I have finally upgraded my digital camera, which I use to walk around with on the poodlewalks and for scoping for my large format photography. It is a full frame, interchangeable lens Sony A7r111 mirrorless camera, and it was dam expensive. It cost just over $A5000 as there were no trade in bonuses or cash backs. This is a lot of money for me (pretty much the limit of what I can afford) and it will take me the rest of the year to pay it off. If I lose the Sony A7r111, the overall replacement cost with the Leica 35mm lens would be around $11,000, which is way beyond what I can afford. This kind of expense puts it out of reach of not just "amateurs" but enthusiasts as well.
We do pay a premium for the incremental improvements in new technology--eg., a fully loaded 5K iMac. The new technology--cameras and computers--- is overpriced and there is a relentless upward price of computer and camera gear. Fortunately, I was able to attach the 35mm f2.0 Leica manual focus lens and the Novoflex adaptor that I used to use on the Sony NEX-7. The Sony/Leica combination worked well for me in the past, and so far it is even better with the A7r11.
The Sony NEX-7 will now become a back up walk around camera with macro capability, once I acquire the necessary Voigtlander close focus adaptor, and find another Leica M lens to use.
The NEX-7 which I had used for over 7 years does feel like a toy compared to the A7r111. Sony have come a long way since 2011. The A7r111 feels like a professional camera: it is much more solid, better built, has a bigger battery and a lot more tech. Yet it still sits comfortably in the hand, is compact like a SLR film camera, and it is not all that noticeable when photographing in the street.
At the moment my current menu set-up is rudimentary. I wanted to starting walking around using the camera at the Adelaide Central Market then at Kings Head in the late afternoon to see if I could use it as if it were a manual rangefinder. That is how I used the Sony NEX-7. I could do it.
However, the A7r111's menu system is complex as this is a technologically advanced camera, and my rudimentary approach means that I won't be using the full capability of the camera. I won't be using the video as I do not have the software to process the video.

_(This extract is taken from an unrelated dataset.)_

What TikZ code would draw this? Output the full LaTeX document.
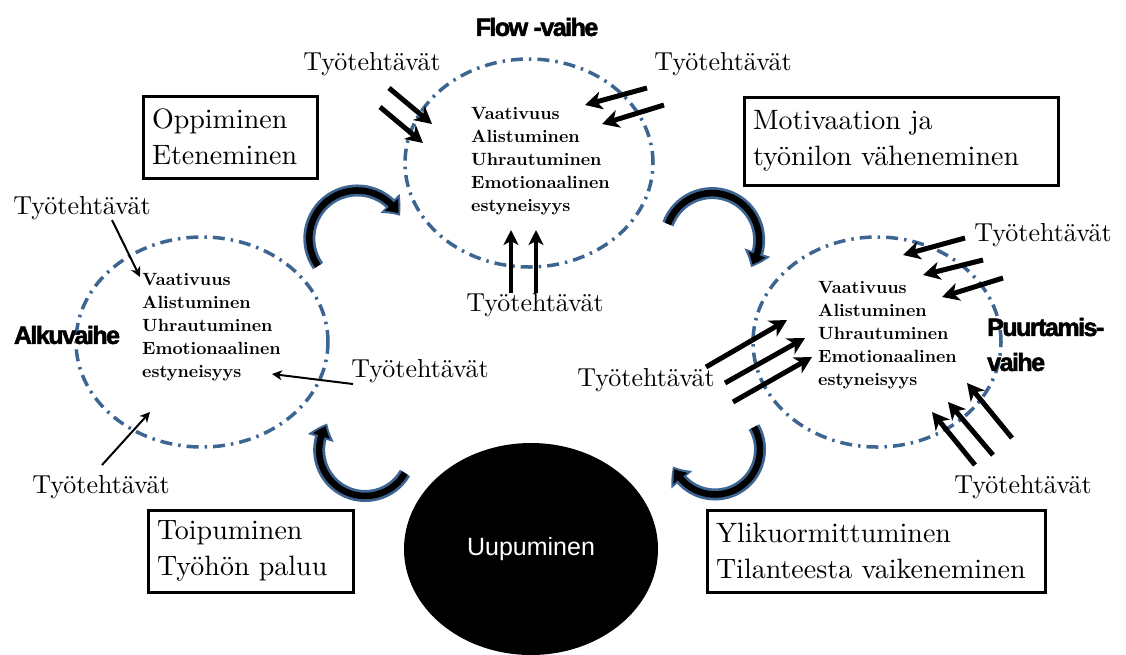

At the moment I am more interested in both the A7r111's image quality and its dynamic range for still photography. What really attracted me was the camera's low light capability. I needed that for the early morning poodlewalks, and it was that capability was what was missing from the NEX-7. I can now make photographs handheld before sunrise with the Sony A7r111. I can see the differences in image quality between the APS-C sensory the NEX-7 and that of the Sony A7r111. So there is no buyer's remorse.
My judgement is that the full frame mirrorless cameras represent 21st technology, whilst the DSLR style camera is a SLR that belongs to a different era, namely the film era. Using those camera body designs (the complex mirror box with a flipping mirror, groundglass and a heavy glass prism) for digital sensors is a stop gap measure to buy more time until EVF could be perfected. As mirrorless technology continues to improve there are diminishing sales and profits for the DSLR camera manufactures.
I reckon that Nikon's superb D850 is for people committed to, and invested in, the Nikon's SLR infrastructure, in particular the Nikkor lenses. Once you buy into a system--eg., Cannon or Nikon--you tend become locked in, as it is very expensive to shift camera systems. Many people have thousands upon thousands of dollars invested in those DSLR systems. Presumably, Cannon and Nikon will slowly make the shift to mirrorless over the next few years. The beauty of the Sony E-mount, however, is that it is an open standard: you can use these mirrorless cameras with the old lenses from other systems when coupled with a suitable adaptor.